_EXERCISE REQUIREMENTS_
Write out every line exactly, from the start of the records below to the line with "const yTicks = [0.97, 0.98, 0.99, 1.00, 1.01, 1.02, 1.03, 1.04];", and stop there. Don't write out the pictures.

# start of EXERCISE MATERIAL

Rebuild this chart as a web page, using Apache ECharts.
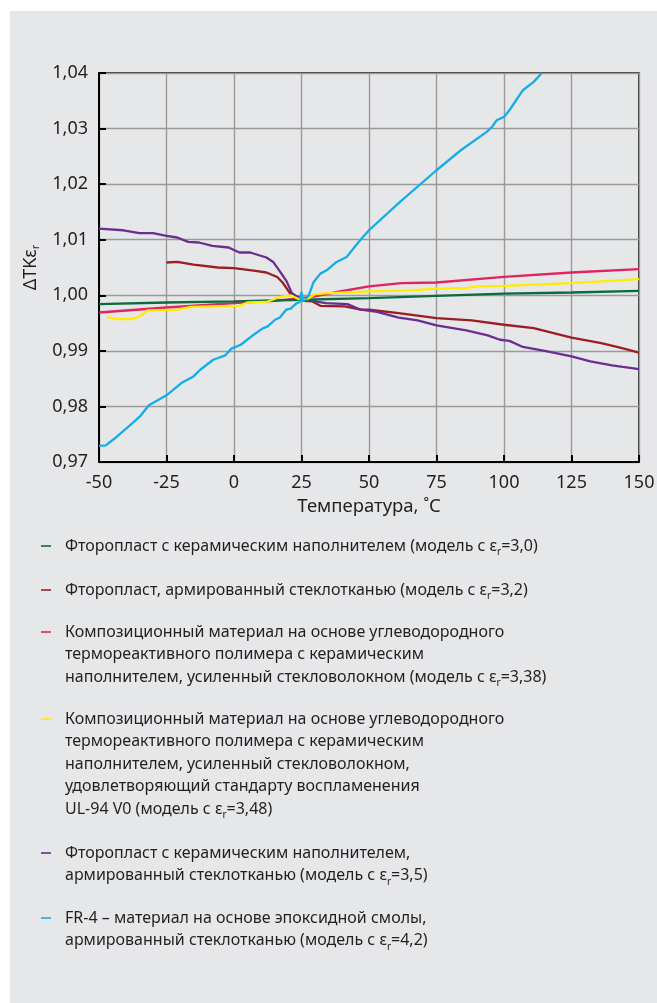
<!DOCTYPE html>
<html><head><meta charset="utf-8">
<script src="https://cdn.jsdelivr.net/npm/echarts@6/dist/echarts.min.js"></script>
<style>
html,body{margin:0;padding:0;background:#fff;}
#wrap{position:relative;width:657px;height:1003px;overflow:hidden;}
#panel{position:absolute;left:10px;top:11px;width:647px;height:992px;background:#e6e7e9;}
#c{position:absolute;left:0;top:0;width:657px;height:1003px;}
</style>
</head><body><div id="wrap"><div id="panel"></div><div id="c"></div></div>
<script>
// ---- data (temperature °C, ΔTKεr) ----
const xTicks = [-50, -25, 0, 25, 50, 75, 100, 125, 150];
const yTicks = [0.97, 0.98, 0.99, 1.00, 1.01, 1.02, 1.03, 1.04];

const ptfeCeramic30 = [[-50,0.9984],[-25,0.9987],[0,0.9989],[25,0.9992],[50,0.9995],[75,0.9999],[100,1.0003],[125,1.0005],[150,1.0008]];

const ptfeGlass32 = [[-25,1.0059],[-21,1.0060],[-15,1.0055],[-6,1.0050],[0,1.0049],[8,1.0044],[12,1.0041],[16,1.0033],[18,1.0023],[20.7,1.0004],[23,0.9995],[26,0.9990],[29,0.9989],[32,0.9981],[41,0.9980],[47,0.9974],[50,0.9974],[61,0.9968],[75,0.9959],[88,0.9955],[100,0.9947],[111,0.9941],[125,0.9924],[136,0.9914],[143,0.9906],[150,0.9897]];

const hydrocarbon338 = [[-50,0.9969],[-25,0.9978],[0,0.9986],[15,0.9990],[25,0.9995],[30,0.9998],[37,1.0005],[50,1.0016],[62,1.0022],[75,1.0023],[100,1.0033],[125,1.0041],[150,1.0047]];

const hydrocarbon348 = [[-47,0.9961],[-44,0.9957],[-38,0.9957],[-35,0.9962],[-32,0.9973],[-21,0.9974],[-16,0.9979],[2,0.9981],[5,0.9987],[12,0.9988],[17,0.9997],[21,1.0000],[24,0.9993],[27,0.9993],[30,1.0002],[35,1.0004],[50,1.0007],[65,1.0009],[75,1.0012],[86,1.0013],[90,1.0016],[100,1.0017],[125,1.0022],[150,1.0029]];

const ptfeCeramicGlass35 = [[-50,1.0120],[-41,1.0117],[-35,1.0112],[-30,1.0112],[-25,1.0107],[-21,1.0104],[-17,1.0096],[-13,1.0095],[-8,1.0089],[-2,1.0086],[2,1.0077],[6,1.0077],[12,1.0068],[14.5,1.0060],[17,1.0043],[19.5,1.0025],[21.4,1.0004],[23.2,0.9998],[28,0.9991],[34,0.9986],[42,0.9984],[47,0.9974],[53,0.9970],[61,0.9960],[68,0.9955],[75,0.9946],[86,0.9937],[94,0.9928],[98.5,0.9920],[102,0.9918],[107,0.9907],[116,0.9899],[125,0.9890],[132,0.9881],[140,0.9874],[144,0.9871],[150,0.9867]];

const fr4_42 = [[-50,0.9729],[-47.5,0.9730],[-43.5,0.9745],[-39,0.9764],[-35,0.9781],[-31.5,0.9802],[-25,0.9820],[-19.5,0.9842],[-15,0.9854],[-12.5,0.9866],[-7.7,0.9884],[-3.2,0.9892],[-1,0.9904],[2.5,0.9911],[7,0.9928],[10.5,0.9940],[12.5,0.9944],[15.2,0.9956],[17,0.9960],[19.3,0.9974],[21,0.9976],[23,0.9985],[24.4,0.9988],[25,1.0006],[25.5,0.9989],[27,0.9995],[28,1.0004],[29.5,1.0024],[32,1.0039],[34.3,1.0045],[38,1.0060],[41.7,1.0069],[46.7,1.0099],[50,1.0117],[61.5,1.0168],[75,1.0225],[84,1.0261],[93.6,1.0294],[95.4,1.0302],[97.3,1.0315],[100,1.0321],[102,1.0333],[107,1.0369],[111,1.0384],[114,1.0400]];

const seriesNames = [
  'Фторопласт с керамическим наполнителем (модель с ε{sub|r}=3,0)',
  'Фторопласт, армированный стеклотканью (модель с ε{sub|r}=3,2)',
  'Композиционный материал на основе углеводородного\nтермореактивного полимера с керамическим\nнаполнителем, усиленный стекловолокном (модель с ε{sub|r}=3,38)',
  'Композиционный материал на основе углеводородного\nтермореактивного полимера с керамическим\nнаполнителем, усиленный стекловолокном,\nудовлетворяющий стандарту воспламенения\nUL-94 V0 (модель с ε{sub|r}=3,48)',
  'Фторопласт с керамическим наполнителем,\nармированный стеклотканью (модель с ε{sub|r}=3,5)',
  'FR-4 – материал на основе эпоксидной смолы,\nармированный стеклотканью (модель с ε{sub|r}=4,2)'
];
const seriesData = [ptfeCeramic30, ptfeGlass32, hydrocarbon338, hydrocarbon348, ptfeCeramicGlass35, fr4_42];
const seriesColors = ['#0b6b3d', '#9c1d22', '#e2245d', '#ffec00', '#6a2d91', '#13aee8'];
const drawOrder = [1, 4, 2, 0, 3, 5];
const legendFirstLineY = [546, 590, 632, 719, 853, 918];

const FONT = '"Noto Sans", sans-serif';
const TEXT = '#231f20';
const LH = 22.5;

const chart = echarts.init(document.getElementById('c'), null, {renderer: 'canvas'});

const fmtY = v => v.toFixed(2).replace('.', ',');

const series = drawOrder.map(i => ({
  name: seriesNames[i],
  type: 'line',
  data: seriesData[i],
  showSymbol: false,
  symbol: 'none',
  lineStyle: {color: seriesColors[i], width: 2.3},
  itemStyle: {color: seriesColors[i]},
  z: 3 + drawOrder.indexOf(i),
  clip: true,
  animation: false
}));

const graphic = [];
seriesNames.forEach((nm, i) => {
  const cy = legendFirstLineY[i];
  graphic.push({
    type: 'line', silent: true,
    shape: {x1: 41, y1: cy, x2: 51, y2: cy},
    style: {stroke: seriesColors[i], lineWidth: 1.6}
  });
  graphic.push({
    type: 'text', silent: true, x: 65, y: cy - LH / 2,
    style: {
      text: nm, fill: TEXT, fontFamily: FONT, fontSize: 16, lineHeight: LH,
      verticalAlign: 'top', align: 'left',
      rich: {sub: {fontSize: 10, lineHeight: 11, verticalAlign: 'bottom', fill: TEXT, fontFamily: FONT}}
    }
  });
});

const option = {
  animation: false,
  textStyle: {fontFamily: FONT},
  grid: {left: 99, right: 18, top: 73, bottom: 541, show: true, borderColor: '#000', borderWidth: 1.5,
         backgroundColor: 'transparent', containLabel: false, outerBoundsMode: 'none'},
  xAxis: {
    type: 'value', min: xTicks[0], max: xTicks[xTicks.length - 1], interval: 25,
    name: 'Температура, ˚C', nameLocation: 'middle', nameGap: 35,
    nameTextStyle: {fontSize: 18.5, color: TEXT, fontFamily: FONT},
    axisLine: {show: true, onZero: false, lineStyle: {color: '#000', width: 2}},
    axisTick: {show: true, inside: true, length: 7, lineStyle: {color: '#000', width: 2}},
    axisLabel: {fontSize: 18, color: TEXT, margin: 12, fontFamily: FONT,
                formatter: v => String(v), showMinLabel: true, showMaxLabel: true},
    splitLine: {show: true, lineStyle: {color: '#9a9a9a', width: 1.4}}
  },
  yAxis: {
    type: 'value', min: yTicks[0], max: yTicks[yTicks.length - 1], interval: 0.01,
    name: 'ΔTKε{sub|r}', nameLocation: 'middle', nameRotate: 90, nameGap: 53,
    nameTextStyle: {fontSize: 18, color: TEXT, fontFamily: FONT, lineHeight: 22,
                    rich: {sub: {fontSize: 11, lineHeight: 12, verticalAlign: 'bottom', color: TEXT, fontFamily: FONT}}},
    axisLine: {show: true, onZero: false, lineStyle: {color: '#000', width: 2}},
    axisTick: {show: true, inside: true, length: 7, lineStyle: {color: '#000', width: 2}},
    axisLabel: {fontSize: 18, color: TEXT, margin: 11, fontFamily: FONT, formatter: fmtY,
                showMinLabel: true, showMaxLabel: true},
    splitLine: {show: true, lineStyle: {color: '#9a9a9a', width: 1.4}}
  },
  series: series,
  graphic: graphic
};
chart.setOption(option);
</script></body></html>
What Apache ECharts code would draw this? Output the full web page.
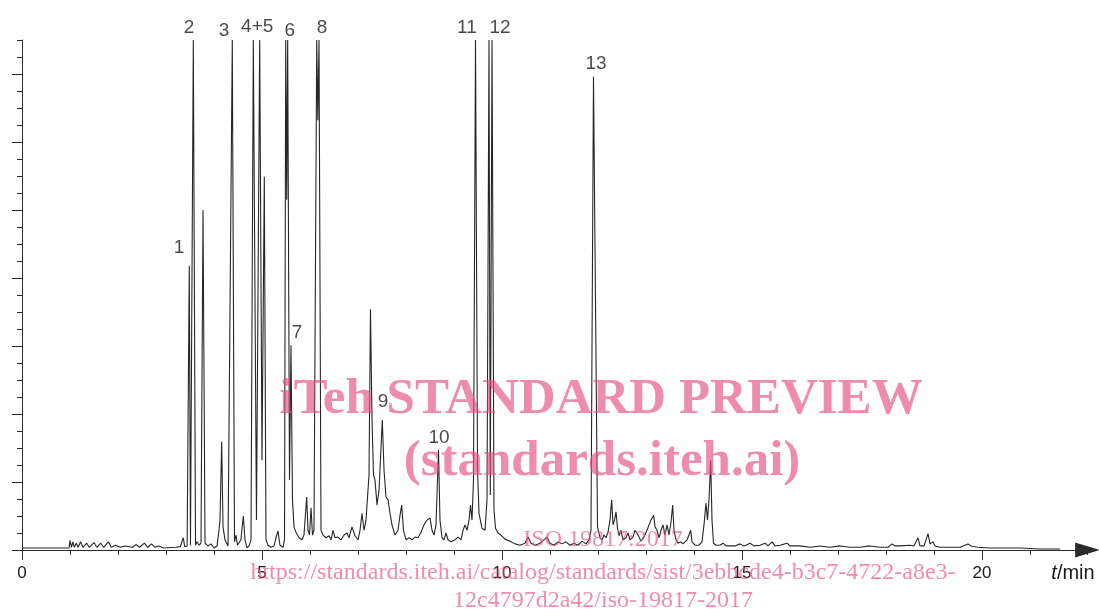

# end of EXERCISE MATERIAL

_WRITTEN SOLUTION_
Rebuild this chart as a web page, using Apache ECharts.
<!DOCTYPE html>
<html><head><meta charset="utf-8">
<script src="https://cdn.jsdelivr.net/npm/echarts@6/dist/echarts.min.js"></script>
<style>
html,body{margin:0;padding:0;background:#fff;}
#wrap{position:relative;width:657px;height:1003px;overflow:hidden;}
#panel{position:absolute;left:10px;top:11px;width:647px;height:992px;background:#e6e7e9;}
#c{position:absolute;left:0;top:0;width:657px;height:1003px;}
</style>
</head><body><div id="wrap"><div id="panel"></div><div id="c"></div></div>
<script>
// ---- data (temperature °C, ΔTKεr) ----
const xTicks = [-50, -25, 0, 25, 50, 75, 100, 125, 150];
const yTicks = [0.97, 0.98, 0.99, 1.00, 1.01, 1.02, 1.03, 1.04];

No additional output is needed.